Help in Diabetes Management Education – Part 1

Part 1 of 12

How many parts this will evolve into is a big question, but by the above you know that this will be in twelve parts. The first part is about knowing your equipment, how to use it, and the temperatures at which it can be operated. Yes, I have written about this before, but I still receive emails asking me where to find this information. Unfortunately, some of the emails tell me they could care less about proper storage or even using their meter at the proper temperature or even the test strips, as the doctor does not look at their logs even though he is the one telling them to test.

Sadly, this involves many patients and too many think they are testing for their doctor. Many of these are the same people that take the prescription for the pills (oral medication) and keep on the same destructive lifestyle. Yes, they take the medication or medications, but nothing else is changed.

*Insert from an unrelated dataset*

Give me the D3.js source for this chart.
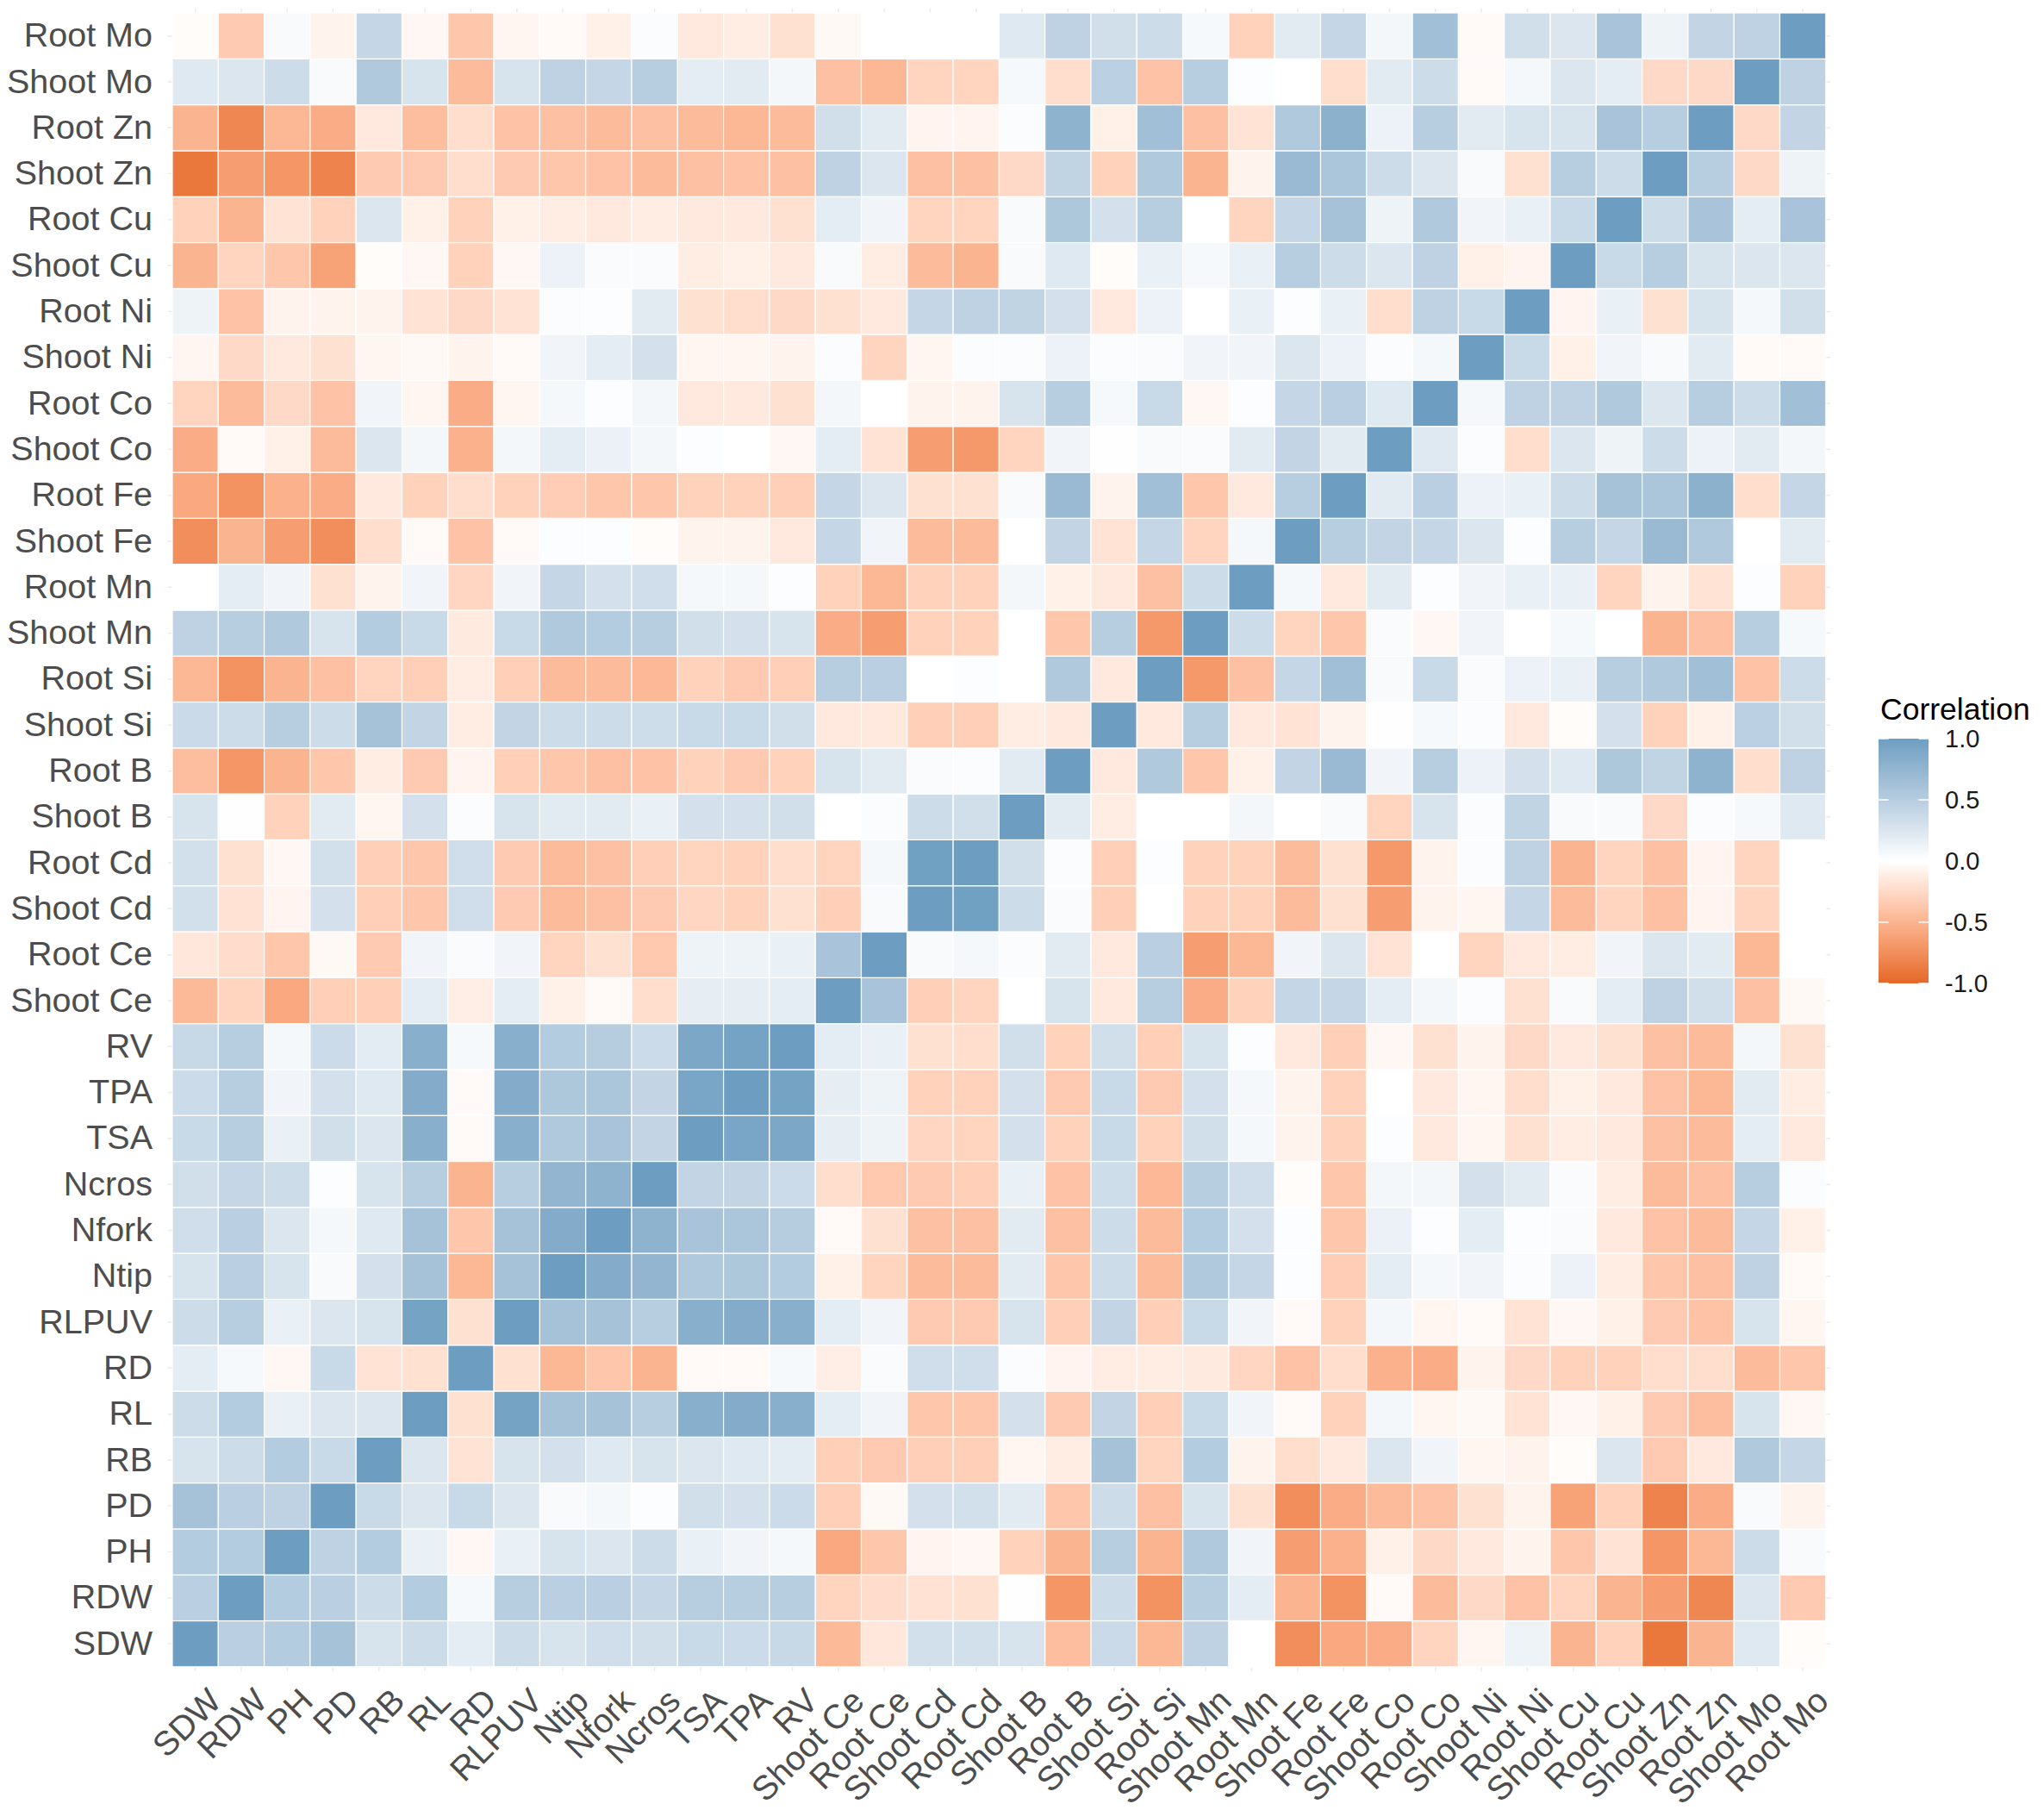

It is when they have the second or third appointment and the doctor tells them that their A1c is getting worse and really chews them out, that some wake up and decide to change, but again they don't know what to do or even how to make the changes necessary.

Knowing and learning about your diabetes equipment is saving the instructions that came with the equipment. Yes, the print is often smaller than many people my age enjoy reading, but that is why I keep a magnifier on my desk. The instructions for the meter are important and should be read. Learn the operating temperature range and the same for the test strips. Always keep the test strips in the container they are in and know the places not to store them.

A few summers ago, I had to wrap a cold pack in a towel and place it in a cooler and put my test strips in a large cooler when the air conditioner quit working. The temperature in the apartment was over 100 degrees and fans did help, but not enough for the test strips. I did not have any problems by storing them using this method.

In many rural or less populated areas of the United States, certified diabetes educators are not available so hopefully your doctor will give your some help or have a nurse that can help you. Diabetes support groups are also a good resource provided they share information and teach.

In the area I live in, I am aware of two certified diabetes educators; however, they have the title of registered dietitian (RD) listed before the CDE title. We have discovered they do more to preach high carbohydrate – low fat than they talk about managing diabetes or even how to test. We have determined that they don't want us to test to discover how their food plans spike our blood glucose levels. The emphasis is very heavy on whole grains and we all have found that this does not work for most of us with type 2 diabetes.

We are happy that my cousin, Suzanne, has been working with the members of our support group. Even the new members have been appreciative of her help and are asking when we will have her back. I have said that they may contact her when they have questions and that is why she gave them a business card with her telephone number on it. Most say that they don't want to abuse this as she can only charge their insurance or Medicare for two hours and they don't want to use up their time immediately. I tell them to ask questions the next time she will be present, as we are planning that for February.

2 comments:

Denise said...

It really is so critical to keep (and read!) the instructions for your meter, especially since some of them have nifty features you'd never know about if you didn't read the literature. I just purchased a meter that transmits my reading to my phone so that I don't have to write it down, plus it keeps track of patterns and can be emailed to my doctor. I'd never have figured out how it worked if not for the handy dandy instruction guide, so I'm a believer!

Bob Fenton said...

Denise, My meter does some things I will never use, but I do have the cable and program to load it to my computer. This has been my greatest help.